Correct approach: Only include positive values [5, 3], resulting in sum = 10 + 5 + 3 = 18

Why this happens: The problem states "at most k edges," but developers might misinterpret this as needing to use exactly k edges when possible.

3. Double-Counting the Center Node's Value

When building the adjacency list, a subtle bug can occur if you accidentally include the center node's value in its own adjacency list or count it twice when calculating the star sum.

Incorrect implementation example:

# Wrong: might add node's own value to its neighbor list
for node_a, node_b in edges:
    graph[node_a].append(vals[node_a])  # Wrong!
    graph[node_b].append(vals[node_b])  # Wrong!

Solution: Always ensure that the adjacency list for a node contains only its neighbors' values, not its own value. The center's value should be added exactly once when calculating the star sum.

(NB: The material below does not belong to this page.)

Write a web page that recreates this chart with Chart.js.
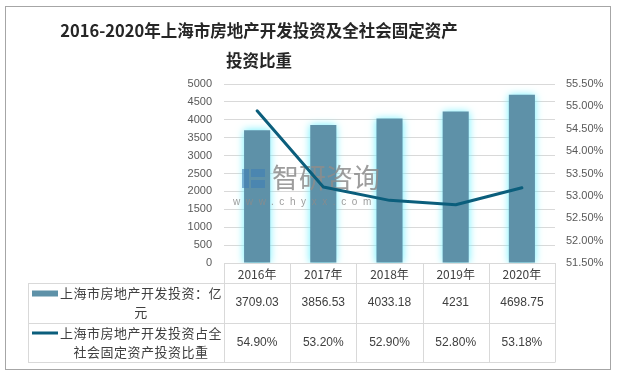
<!DOCTYPE html>
<html>
<head>
<meta charset="utf-8">
<script src="https://cdn.jsdelivr.net/npm/chart.js@4/dist/chart.umd.min.js"></script>
<style>
  html, body { margin: 0; padding: 0; background: #fff; }
  #wrap { width: 620px; height: 375px; position: relative; }
</style>
</head>
<body>
<div id="wrap"><canvas id="c" width="620" height="375"></canvas></div>
<script>
const titleLines = ['2016-2020年上海市房地产开发投资及全社会固定资产', '投资比重'];
const categories = ['2016年', '2017年', '2018年', '2019年', '2020年'];
const investment = [3709.03, 3856.53, 4033.18, 4231, 4698.75];
const shareRatio = [54.90, 53.20, 52.90, 52.80, 53.18];
const seriesNames = ['上海市房地产开发投资：亿元', '上海市房地产开发投资占全社会固定资产投资比重'];
const leftTicks = { min: 0, max: 5000, step: 500 };
const rightTicks = { min: 51.5, max: 55.5, step: 0.5 };

const BAR_COLOR = '#5E91A8';
const LINE_COLOR = '#0B5E7C';
const GRID = '#D9D9D9';
const TXT = '#404040';
const TICK = '#595959';
const FONT = '"Liberation Sans", "Noto Sans CJK SC", sans-serif';
const CJK = '"Noto Sans CJK SC", "Liberation Sans", sans-serif';

function drawWatermark(ctx) {
  ctx.save();
  ctx.globalAlpha = 0.6;
  ctx.fillStyle = '#3F7FB5';
  ctx.fillRect(242, 169, 7, 19);
  ctx.fillRect(251, 169, 14, 8);
  ctx.fillRect(251, 180, 14, 8);
  ctx.globalAlpha = 0.85;
  ctx.fillStyle = '#8C8C8C';
  ctx.font = '27px ' + CJK;
  ctx.textAlign = 'left';
  ctx.textBaseline = 'middle';
  ctx.letterSpacing = '0px';
  ctx.fillText('智研咨询', 272, 178);
  ctx.font = '10px ' + FONT;
  ctx.letterSpacing = '5.6px';
  ctx.fillText('www.chyxx.com', 233, 202);
  ctx.restore();
}

const glowPlugin = {
  id: 'glow',
  beforeDatasetDraw(chart, args) {
    if (args.meta.type === 'bar') {
      const ctx = chart.ctx;
      ctx.save();
      ctx.shadowColor = 'rgba(110,240,255,1)';
      ctx.shadowBlur = 8;
    }
  },
  afterDatasetDraw(chart, args) {
    if (args.meta.type === 'bar') {
      chart.ctx.restore();
    }
  },
  afterDatasetsDraw(chart) {
    // watermark over bars
  }
};

const decorPlugin = {
  id: 'decor',
  beforeDraw(chart) {
    const ctx = chart.ctx;
    ctx.save();
    ctx.fillStyle = '#fff';
    ctx.fillRect(0, 0, chart.width, chart.height);
    ctx.strokeStyle = '#A6A6A6';
    ctx.lineWidth = 1;
    ctx.strokeRect(5.5, 6.5, 605, 363);
    ctx.fillStyle = '#262626';
    ctx.font = 'bold 16.5px ' + CJK;
    ctx.textAlign = 'center';
    ctx.textBaseline = 'middle';
    ctx.fillText(titleLines[0], 259, 31);
    ctx.fillText(titleLines[1], 259, 61);
    ctx.restore();
  },
  afterDraw(chart) {
    const ctx = chart.ctx;
    const xs = chart.scales.x;
    const n = categories.length;
    const cw = xs.width / n;
    const left = xs.left, right = xs.right;
    const legL = 28;
    const yTop = chart.chartArea.bottom;
    const yH = yTop + 20, y1 = yH + 40, y2 = y1 + 39;
    ctx.save();
    ctx.strokeStyle = GRID;
    ctx.lineWidth = 1;
    const hl = (x0, x1, y) => { ctx.beginPath(); ctx.moveTo(x0, Math.round(y) + 0.5); ctx.lineTo(x1, Math.round(y) + 0.5); ctx.stroke(); };
    const vl = (x, y0, y1_) => { ctx.beginPath(); ctx.moveTo(Math.round(x) + 0.5, y0); ctx.lineTo(Math.round(x) + 0.5, y1_); ctx.stroke(); };
    hl(left, right, yTop);
    hl(legL, right, yH);
    hl(legL, right, y1);
    hl(legL, right, y2);
    vl(legL, yH, y2 + 0.5);
    for (let i = 0; i <= n; i++) vl(left + i * cw, yTop, y2 + 0.5);

    ctx.fillStyle = TXT;
    ctx.textAlign = 'center';
    ctx.textBaseline = 'middle';
    ctx.font = '12px ' + CJK;
    categories.forEach((c, i) => ctx.fillText(c, xs.getPixelForValue(i), (yTop + yH) / 2 + 1));
    ctx.font = '12px ' + FONT;
    investment.forEach((v, i) => ctx.fillText(String(v), xs.getPixelForValue(i), (yH + y1) / 2));
    shareRatio.forEach((v, i) => ctx.fillText(v.toFixed(2) + '%', xs.getPixelForValue(i), (y1 + y2) / 2));

    ctx.font = '13px ' + CJK;
    ctx.letterSpacing = '0.5px';
    const textL = 60, textR = 222;
    const wrap = (s) => {
      const lines = []; let cur = '';
      for (const ch of s) {
        if (ctx.measureText(cur + ch).width > (textR - textL + 4) && cur) { lines.push(cur); cur = ch; }
        else cur += ch;
      }
      if (cur) lines.push(cur);
      return lines;
    };
    const rows = [[yH, y1], [y1, y2]];
    seriesNames.forEach((name, k) => {
      const lines = wrap(name);
      const mid = (rows[k][0] + rows[k][1]) / 2;
      const lh = 19;
      const firstY = mid - (lines.length - 1) * lh / 2;
      lines.forEach((ln, j) => ctx.fillText(ln, (textL + textR) / 2, firstY + j * lh));
      if (k === 0) { ctx.fillStyle = BAR_COLOR; ctx.fillRect(32, firstY - 3, 26, 6); }
      else { ctx.fillStyle = LINE_COLOR; ctx.fillRect(32, firstY - 1.5, 26, 3); }
      ctx.fillStyle = TXT;
    });
    ctx.restore();
  }
};

// draws the watermark after the bar dataset, before the line
const markPlugin = {
  id: 'mark',
  beforeDatasetDraw(chart, args) {
    if (args.meta.type === 'line') drawWatermark(chart.ctx);
  }
};

new Chart(document.getElementById('c'), {
  data: {
    labels: categories,
    datasets: [
      {
        type: 'line', label: seriesNames[1], data: shareRatio, yAxisID: 'y1',
        borderColor: LINE_COLOR, borderWidth: 3, pointRadius: 0, tension: 0,
        borderJoinStyle: 'round', borderCapStyle: 'round', order: 0
      },
      {
        type: 'bar', label: seriesNames[0], data: investment, yAxisID: 'y',
        backgroundColor: BAR_COLOR, categoryPercentage: 1, barPercentage: 0.394, order: 1
      }
    ]
  },
  options: {
    responsive: false,
    animation: false,
    layout: { padding: { left: 0, right: 0, top: 84, bottom: 112 } },
    plugins: { legend: { display: false }, title: { display: false }, tooltip: { enabled: false } },
    scales: {
      x: { type: 'category', display: false, offset: true },
      y: {
        position: 'left', min: leftTicks.min, max: leftTicks.max,
        afterFit(s) { s.width = 224; },
        ticks: { stepSize: leftTicks.step, color: TICK, font: { size: 11, family: FONT }, padding: 12,
          callback: v => String(v) },
        grid: { color: GRID, drawTicks: false },
        border: { display: false }
      },
      y1: {
        position: 'right', min: rightTicks.min, max: rightTicks.max,
        afterFit(s) { s.width = 65; },
        ticks: { stepSize: rightTicks.step, color: TICK, font: { size: 11, family: FONT }, padding: 11,
          callback: v => v.toFixed(2) + '%' },
        grid: { display: false, drawTicks: false },
        border: { display: false }
      }
    }
  },
  plugins: [decorPlugin, glowPlugin, markPlugin]
});
</script>
</body>
</html>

4. Not Considering Isolated Nodes

If a node has no edges in the input (isolated node), it won't appear in the edges array, but it's still a valid candidate for being a star center with 0 edges.

Why this matters: An isolated node with a high positive value could potentially be the answer, especially when all other nodes have negative values or form stars with lower sums.

Solution: The current implementation handles this correctly by iterating through all nodes via enumerate(vals) rather than only considering nodes that appear in edges. This ensures isolated nodes are evaluated as potential star centers.